Rep. Weiner says he didn't send Twitter photo

WASHINGTON - June 2, 2011

Weiner spoke to reporters Wednesday in the Capitol. One day after refusing to answer reporters' questions about the incident, he did a series of interviews in hopes of quelling the controversy over the case and insisted he was the victim of a prank.

He said: "We know for sure I didn't send this photograph."

He also couldn't resist several double entendres, saying the situation "didn't rise" to a federal investigation and that maybe the alleged hacking was "the point of al-Qaida's sword."

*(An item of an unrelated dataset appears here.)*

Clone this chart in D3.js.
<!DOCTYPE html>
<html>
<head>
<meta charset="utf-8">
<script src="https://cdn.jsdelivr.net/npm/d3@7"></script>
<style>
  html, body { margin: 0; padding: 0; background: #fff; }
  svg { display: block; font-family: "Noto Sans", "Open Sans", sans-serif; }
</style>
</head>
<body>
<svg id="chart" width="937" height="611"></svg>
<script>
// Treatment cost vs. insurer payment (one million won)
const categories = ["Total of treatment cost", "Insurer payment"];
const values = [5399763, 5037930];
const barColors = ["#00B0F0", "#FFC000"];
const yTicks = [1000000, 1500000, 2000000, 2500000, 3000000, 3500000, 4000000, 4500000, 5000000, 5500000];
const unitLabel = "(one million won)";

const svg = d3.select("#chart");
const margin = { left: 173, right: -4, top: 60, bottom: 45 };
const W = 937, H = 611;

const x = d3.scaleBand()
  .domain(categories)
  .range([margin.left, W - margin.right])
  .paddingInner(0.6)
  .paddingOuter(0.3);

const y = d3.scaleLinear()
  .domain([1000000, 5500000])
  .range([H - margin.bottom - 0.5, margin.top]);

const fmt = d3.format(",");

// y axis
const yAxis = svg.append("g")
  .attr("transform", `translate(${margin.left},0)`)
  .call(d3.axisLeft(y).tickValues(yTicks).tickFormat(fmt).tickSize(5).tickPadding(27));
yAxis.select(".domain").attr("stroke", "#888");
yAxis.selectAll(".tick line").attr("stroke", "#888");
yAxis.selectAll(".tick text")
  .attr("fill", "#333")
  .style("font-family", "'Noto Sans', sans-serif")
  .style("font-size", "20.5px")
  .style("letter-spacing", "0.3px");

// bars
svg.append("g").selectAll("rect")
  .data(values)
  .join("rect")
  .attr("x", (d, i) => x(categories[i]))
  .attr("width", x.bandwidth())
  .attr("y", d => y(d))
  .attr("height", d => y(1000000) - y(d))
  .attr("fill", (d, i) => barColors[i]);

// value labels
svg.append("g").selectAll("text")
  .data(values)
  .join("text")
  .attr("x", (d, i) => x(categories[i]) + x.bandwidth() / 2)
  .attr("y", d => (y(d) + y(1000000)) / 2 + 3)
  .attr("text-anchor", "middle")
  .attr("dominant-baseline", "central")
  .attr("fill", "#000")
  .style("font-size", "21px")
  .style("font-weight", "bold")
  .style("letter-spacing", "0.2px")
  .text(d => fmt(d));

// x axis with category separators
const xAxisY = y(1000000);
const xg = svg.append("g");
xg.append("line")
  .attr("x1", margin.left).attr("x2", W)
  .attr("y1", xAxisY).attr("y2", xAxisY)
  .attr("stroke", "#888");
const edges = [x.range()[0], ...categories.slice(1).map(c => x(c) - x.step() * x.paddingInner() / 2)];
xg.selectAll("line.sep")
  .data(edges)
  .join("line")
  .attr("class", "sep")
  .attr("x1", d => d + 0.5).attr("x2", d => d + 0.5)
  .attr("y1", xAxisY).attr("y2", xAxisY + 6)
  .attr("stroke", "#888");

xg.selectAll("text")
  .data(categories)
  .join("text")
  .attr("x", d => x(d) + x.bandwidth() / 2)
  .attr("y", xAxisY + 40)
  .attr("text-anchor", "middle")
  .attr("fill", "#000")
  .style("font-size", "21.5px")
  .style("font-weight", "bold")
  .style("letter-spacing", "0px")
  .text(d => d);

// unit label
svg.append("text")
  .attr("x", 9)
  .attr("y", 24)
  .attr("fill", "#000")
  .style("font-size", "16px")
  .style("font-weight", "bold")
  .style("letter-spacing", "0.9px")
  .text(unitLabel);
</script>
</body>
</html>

The photo was posted on Friday and sent to a female college student in Seattle. It was quickly deleted, but a frenzy of coverage and comment ensued on blogs, cable news outlets and other media.

The colorful and sometimes combative congressman who represents parts of Brooklyn and Queens was characteristically sharp-tongued on Tuesday, refusing to answer reporters' questions, and even calling one a "jackass" for interrupting him. He insisted that he wanted to move on from the incident, which was distracting from his work on Capitol Hill.

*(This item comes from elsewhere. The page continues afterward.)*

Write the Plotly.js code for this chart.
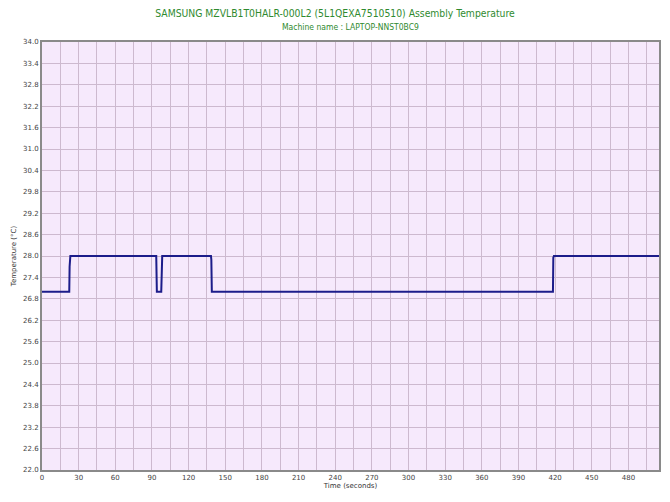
<!DOCTYPE html>
<html><head><meta charset="utf-8">
<script src="https://cdn.plot.ly/plotly-3.0.1.min.js"></script>
<style>html,body{margin:0;padding:0;background:#fff}#c{width:670px;height:502px}</style>
</head><body><div id="c"></div>
<script>
const timeSec = [0, 22.3, 22.6, 23.2, 93.5, 94.0, 97.6, 98.0, 98.4, 138.3, 138.6, 139.0, 418.2, 418.5, 419.0, 505];
const tempC   = [27.0, 27.0, 27.7, 28.0, 28.0, 27.0, 27.0, 27.7, 28.0, 28.0, 27.9, 27.0, 27.0, 27.95, 28.0, 28.0];
const yTicks = [];
for (let v = 22.0; v <= 34.0001; v += 0.6) yTicks.push(+v.toFixed(1));
const xTicks = [0,30,60,90,120,150,180,210,240,270,300,330,360,390,420,450,480];
const titleText = 'SAMSUNG MZVLB1T0HALR-000L2 (5L1QEXA7510510) Assembly Temperature';
const subText = 'Machine name : LAPTOP-NNST0BC9';

const trace = {x: timeSec, y: tempC, type: 'scatter', mode: 'lines',
  line: {color: '#1c1c8a', width: 2}, hoverinfo: 'skip'};

const layout = {
  width: 670, height: 502,
  margin: {l: 42, r: 11, t: 42, b: 32},
  paper_bgcolor: '#ffffff', plot_bgcolor: '#f6e9fc',
  showlegend: false,
  font: {family: 'DejaVu Sans, Verdana, sans-serif', color: '#333'},
  title: {text: titleText, font: {size: 10.3, color: '#2f8a2f', family: 'DejaVu Sans Condensed, DejaVu Sans'},
    x: 0.5, xanchor: 'center', y: 1 - 13/502, yanchor: 'middle', yref: 'container'},
  annotations: [{text: subText, xref: 'paper', yref: 'paper', x: 0.5, y: (470-27)/428,
    xanchor: 'center', yanchor: 'middle', showarrow: false,
    font: {size: 8.5, color: '#2f8a2f', family: 'DejaVu Sans Condensed, DejaVu Sans'}}],
  xaxis: {range: [0, 505], tickmode: 'array', tickvals: xTicks,
    ticks: '', tickfont: {size: 7, color: '#444'}, showgrid: true, gridcolor: '#cdb9cf', gridwidth: 1,
    minor: {dtick: 15, tick0: 0, showgrid: true, gridcolor: '#cdb9cf', gridwidth: 1},
    zeroline: false, showline: true, linecolor: '#8a8a8a', linewidth: 2, mirror: true,
    title: {text: 'Time (seconds)', font: {size: 7, color: '#333'}, standoff: 1}},
  yaxis: {range: [22, 34], tickmode: 'array', tickvals: yTicks, ticktext: yTicks.map(v => v.toFixed(1)),
    ticks: '', tickfont: {size: 7, color: '#444'}, showgrid: true, gridcolor: '#cdb9cf', gridwidth: 1,
    zeroline: false, showline: true, linecolor: '#8a8a8a', linewidth: 2, mirror: true,
    title: {text: 'Temperature (°C)', font: {size: 7, color: '#333'}, standoff: 6}}
};
Plotly.newPlot('c', [trace], layout, {displayModeBar: false, staticPlot: true});
</script></body></html>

But that changed Wednesday, as it became clear that the story and speculation about who may have been responsible for tweeting the photo, wasn't fading.

Weiner failed in a 2005 bid for the Democratic nomination for mayor of New York City, but he is still is widely considered a future contender for the office.

Weiner was a Twitter follower of the female college student who received the photo.

The tweet of the lewd photo first was reported Saturday by BigGovernment.com, a website run by conservative commentator Andrew Breitbart.

The site said the photo was tweeted to a female college student in Seattle. The woman told the New York Daily News that she had never met Weiner, and that there had "never been any inappropriate exchanges" between her and the congressman.

Weiner, 46, is married to Huma Abedin, an aide to Secretary of State Hillary Clinton.

The congressman over the weekend joked about the incident on Twitter, asking whether his kitchen blender would be next to "attack" him.

On Tuesday as the House was preparing to vote on the nation's debt limit, Weiner was back tweeting about the vote with his usual partisan edge.